Vaggelis has a box that contains $2015$ white and $2015$ black balls. In every step, he follows the procedure below: He choses randomly two balls from the box. If they are both blacks, he paints one white and he keeps it in the box, and throw the other one out of the box. If they are both white, he keeps one in the box and throws the other out. If they are one white and one black, he throws the white out, and keeps the black in the box. He continues this procedure, until three balls remain in the box. He then looks inside and he sees that there are balls of both colors. How many white balls does he see then, and how many black?
Problem
Source: Greece JBMO TST 2016 p4
Tags: combinatorics, game, game strategy
EVTrainer
29.04.2019 05:08
The only way the number of black balls within the box decreases is if two black balls are chosen, in which the number of black balls decreases by 2. Therefore, the number of black balls always remains odd and there are 1 black and 2 white balls at the end
Viktor_Maks
19.11.2022 20:55
1) Both balls are black * Because one is painted white and the other one is thrown out of the box, the number of black balls gets smaller for 2. 2) Both balls are white * The number of white balls in the box gets smaller for two. 3) One is white and one is black Only the number of white balls is reduced by 1. From $1)$, $2)$ and $3)$, we can see that the parity of the black balls in the box is always odd.
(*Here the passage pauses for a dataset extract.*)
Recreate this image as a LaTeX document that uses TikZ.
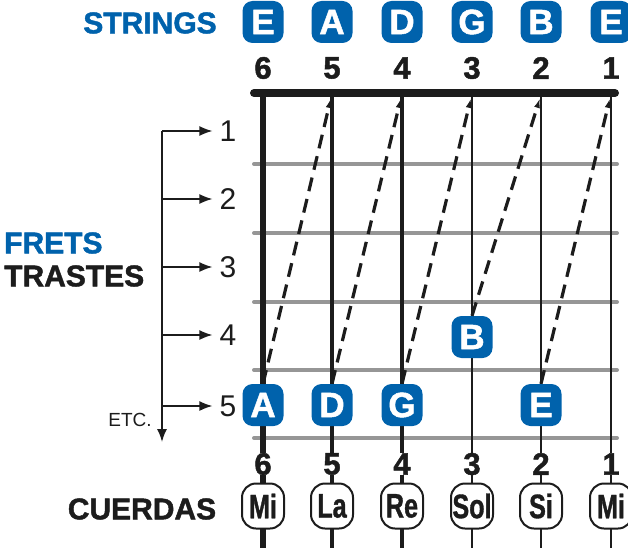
\documentclass[tikz,border=0pt]{standalone}
\usepackage{fontspec}
\setmainfont{Liberation Sans}
\newfontfamily\heavy[FakeBold=1.5]{Liberation Sans Bold}
\newfontfamily\cond[FakeStretch=0.74,FakeBold=1]{Liberation Sans Bold}
\usetikzlibrary{arrows.meta}
\definecolor{gblue}{RGB}{0,98,172}
\definecolor{ink}{RGB}{28,28,28}
\definecolor{fretgray}{RGB}{150,150,150}
\tikzset{
  bluebox/.style={fill=gblue, rounded corners=10, minimum width=41, minimum height=42, inner sep=0, text=white, font=\heavy\fontsize{35}{35}\selectfont},
  cbox/.style={draw=ink, line width=2, fill=white, rounded corners=14, minimum width=42, minimum height=45, inner sep=0, text=ink, font=\cond\fontsize{34}{34}\selectfont},
  numlab/.style={inner sep=0, fill=white, text=ink, font=\heavy\fontsize{31}{31}\selectfont},
  fretnum/.style={inner sep=0, text=ink, font=\fontsize{30}{30}\selectfont},
  biglab/.style={inner sep=0, font=\heavy\fontsize{30}{30}\selectfont},
  fretline/.style={draw=fretgray, line width=4, line cap=round},
  guidearrow/.style={draw=ink, line width=1.6, -{Latex[length=13,width=10]}},
  shiftarrow/.style={draw=ink, line width=3.2, dash pattern=on 14 off 8, -{Latex[length=10,width=6]}}
}
\begin{document}
\begin{tikzpicture}[x=1pt,y=-1pt]
\useasboundingbox (0,0) rectangle (628,548);
% frets
\foreach \y [count=\i] in {164,233,302,370,438}{
  \coordinate (fl\i) at (254,\y);
  \coordinate (fr\i) at (617,\y);
  \draw[fretline] (fl\i) -- (fr\i);
}
% strings
\foreach \x/\w [count=\i] in {263/5.5,332/4.5,402/3.2,472/2.2,541/1.8,611/1.8}{
  \coordinate (st\i) at (\x,93);
  \coordinate (sb\i) at (\x,548);
  \draw[ink, line width=\w] (st\i) -- (sb\i);
}
% nut
\coordinate (nutL) at (254,93);
\coordinate (nutR) at (615,93);
\draw[ink, line width=8, line cap=round] (nutL) -- (nutR);
% top labels
\node[biglab, text=gblue] (strings) at (150,23) {STRINGS};
\foreach \x/\l/\n in {263/E/6,332/A/5,402/D/4,472/G/3,541/B/2,611/E/1}{
  \node[bluebox] (top\n) at (\x,22) {\l};
  \node[numlab] (tn\n) at (\x,68) {\n};
}
% bottom labels
\foreach \x/\l/\n in {263/Mi/6,332/La/5,402/Re/4,472/Sol/3,541/Si/2,611/Mi/1}{
  \node[numlab] (bn\n) at (\x,464) {\n};
  \node[cbox] (cu\n) at (\x,506) {\l};
}
\node[biglab, text=ink] (cuerdas) at (142,509) {CUERDAS};
% left side
\node[biglab, text=gblue, anchor=west] (frets) at (4,243) {FRETS};
\node[biglab, text=ink, anchor=west] (trastes) at (4,276) {TRASTES};
\foreach \y [count=\i] in {131,199,267,335,406}{
  \node[fretnum] (fn\i) at (228,\y) {\i};
  \coordinate (sp\i) at (162,\y);
  \draw[guidearrow] (sp\i) -- ([xshift=-7]fn\i.west);
}
\coordinate (spEnd) at (162,442);
\draw[guidearrow] (sp1) -- (spEnd);
\node[inner sep=0, text=ink, font=\fontsize{19}{19}\selectfont] (etc) at (130,420) {ETC.};
% fretted notes
\node[bluebox] (fA) at (263,405) {A};
\node[bluebox] (fD) at (332,405) {D};
\node[bluebox] (fG) at (402,405) {G};
\node[bluebox] (fB) at (472,337) {B};
\node[bluebox] (fE) at (541,405) {E};
\foreach \x [count=\i] in {331,401,471,540,610}{
  \coordinate (up\i) at (\x,98);
}
\draw[shiftarrow] (fA.north) -- (up1);
\draw[shiftarrow] (fD.north) -- (up2);
\draw[shiftarrow] (fG.north) -- (up3);
\draw[shiftarrow] (fB.north) -- (up4);
\draw[shiftarrow] (fE.north) -- (up5);
\end{tikzpicture}
\end{document}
Because at the end $1 \leq$ $black$ $balls$ $< 3$ => There is only 1 black ball at the end. The number of white balls is $3 - 1 = 2$. Our conclusion is that at the end, there are: * $2$ white balls * $1$ black ball
huashiliao2020
27.03.2023 23:04
The invariant is the parity of black balls, which is odd. So there are 2 white balls and 1 black balls left at the end.
arfekete
27.03.2023 23:11
Literally just mod 2 Either white decreases by 1, or white increases by 1 and black decreases by 2. So black is always odd.